Work is filled with difficult moments — a mean coworker, a boss who ignores your ideas, unrealistic demands from stakeholders and a problem that turns out harder than expected.
Such moments often arouse strong feelings of anger, hurt, frustration, desperation, self-doubt, low self-worth and inadequacy.
Instead of tackling the situation with a clear head, we let our emotions determine how we think and how we act.
We either:
- Ignore the problem for too long, which messes with our head and interferes with our ability to focus and put in our best effort.
- React in ways that make the problem worse.
- Lash out our frustration on others who aren’t connected to our problem, but are easier to target.
Such overreaction or lack of action breaks trust and damages relationships, which makes it harder to collaborate and get work done. Problems that could have been solved in one conversation linger on with endless debates. Deadlines extend, stakeholders turn anxious and business targets are missed.
Learning to navigate difficult situations is a skill that can be mastered by developing the right mindset and practicing the right strategies.
“Your hardest times often lead to the greatest moments of your life. Keep going.
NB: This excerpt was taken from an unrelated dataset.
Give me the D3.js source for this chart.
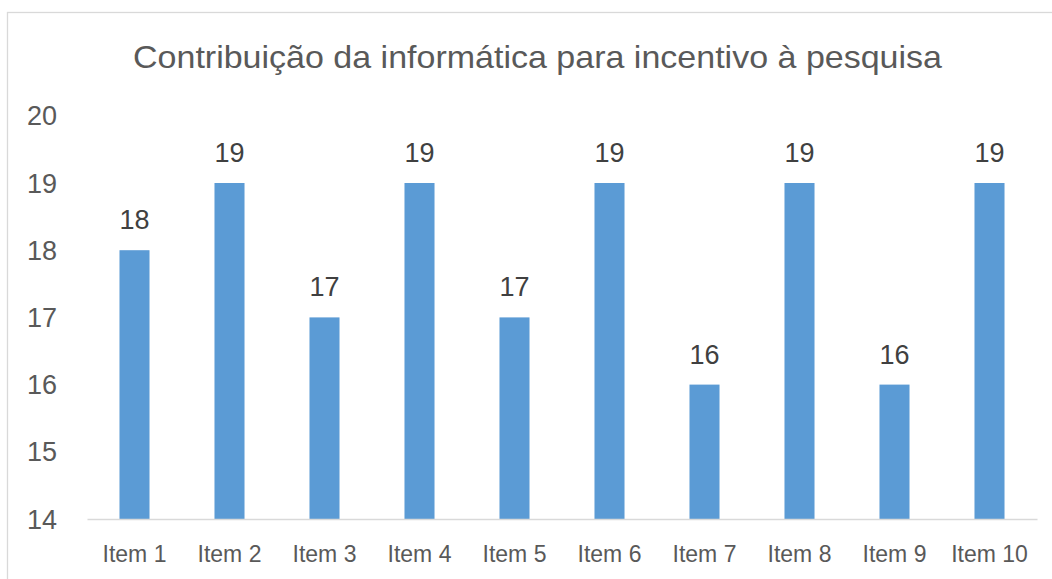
<!DOCTYPE html>
<html>
<head>
<meta charset="utf-8">
<script src="https://cdn.jsdelivr.net/npm/d3@7"></script>
<style>
  html, body { margin: 0; padding: 0; background: #fff; }
  svg { display: block; font-family: "Liberation Sans", Arial, sans-serif; }
</style>
</head>
<body>
<svg id="chart" width="1052" height="579"></svg>
<script>
const title = "Contribuição da informática para incentivo à pesquisa";
const categories = ["Item 1", "Item 2", "Item 3", "Item 4", "Item 5", "Item 6", "Item 7", "Item 8", "Item 9", "Item 10"];
const values = [18, 19, 17, 19, 17, 19, 16, 19, 16, 19];
const yTicks = [14, 15, 16, 17, 18, 19, 20];

const svg = d3.select("#chart");
const W = 1052, H = 579;

// chart border (cropped at right and bottom)
svg.append("rect")
  .attr("x", 7.5).attr("y", 12.5)
  .attr("width", W + 20).attr("height", H + 20)
  .attr("fill", "#fff").attr("stroke", "#d9d9d9").attr("stroke-width", 1.3);

const x = d3.scaleBand().domain(categories).range([87, 1037]).paddingInner(0.684).paddingOuter(0.342);
const y = d3.scaleLinear().domain([14, 20]).range([519, 115.8]);

// title
svg.append("text")
  .attr("x", 537.5).attr("y", 68)
  .attr("text-anchor", "middle")
  .attr("font-size", 32)
  .attr("textLength", 809)
  .attr("lengthAdjust", "spacingAndGlyphs")
  .attr("fill", "#595959")
  .text(title);

// y axis labels
const yAxis = d3.axisLeft(y).tickValues(yTicks).tickSize(0).tickPadding(0).tickFormat(d3.format("d"));
const gy = svg.append("g").attr("transform", "translate(57,0)").call(yAxis);
gy.select(".domain").remove();
gy.selectAll("text").attr("font-size", 27).attr("fill", "#595959")
  .attr("font-family", "Liberation Sans, Arial, sans-serif").attr("dy", "0.34em");

// bars
svg.append("g").selectAll("rect").data(values).join("rect")
  .attr("x", (d, i) => x(categories[i]))
  .attr("y", d => y(d))
  .attr("width", x.bandwidth())
  .attr("height", d => y(14) - y(d))
  .attr("fill", "#5b9bd5");

// x axis
const xAxis = d3.axisBottom(x).tickSize(0).tickPadding(0);
const gx = svg.append("g").attr("transform", "translate(0,519)").call(xAxis);
gx.select(".domain").attr("stroke", "#d9d9d9").attr("stroke-width", 1.5);
gx.selectAll("text").attr("font-size", 23).attr("fill", "#595959")
  .attr("font-family", "Liberation Sans, Arial, sans-serif").attr("dy", "0").attr("y", 43);

// data labels
svg.append("g").selectAll("text").data(values).join("text")
  .attr("x", (d, i) => x(categories[i]) + x.bandwidth() / 2)
  .attr("y", d => y(d) - 21)
  .attr("text-anchor", "middle")
  .attr("font-size", 27)
  .attr("fill", "#404040")
  .text(d => d);
</script>
</body>
</html>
Tough situations build strong people in the end.”
— Roy Bennett
Whether it’s conflict of ideas, conflict of viewpoint or conflict of interest, addressing problems at the right time can save you and others from a lot of misery. Less distractions from unresolved conflicts will leave you with more time and energy to do work that matters.
Get closer to reality
Your mind is a drama seeking machine — it has the tendency to exaggerate and blow things out of proportion.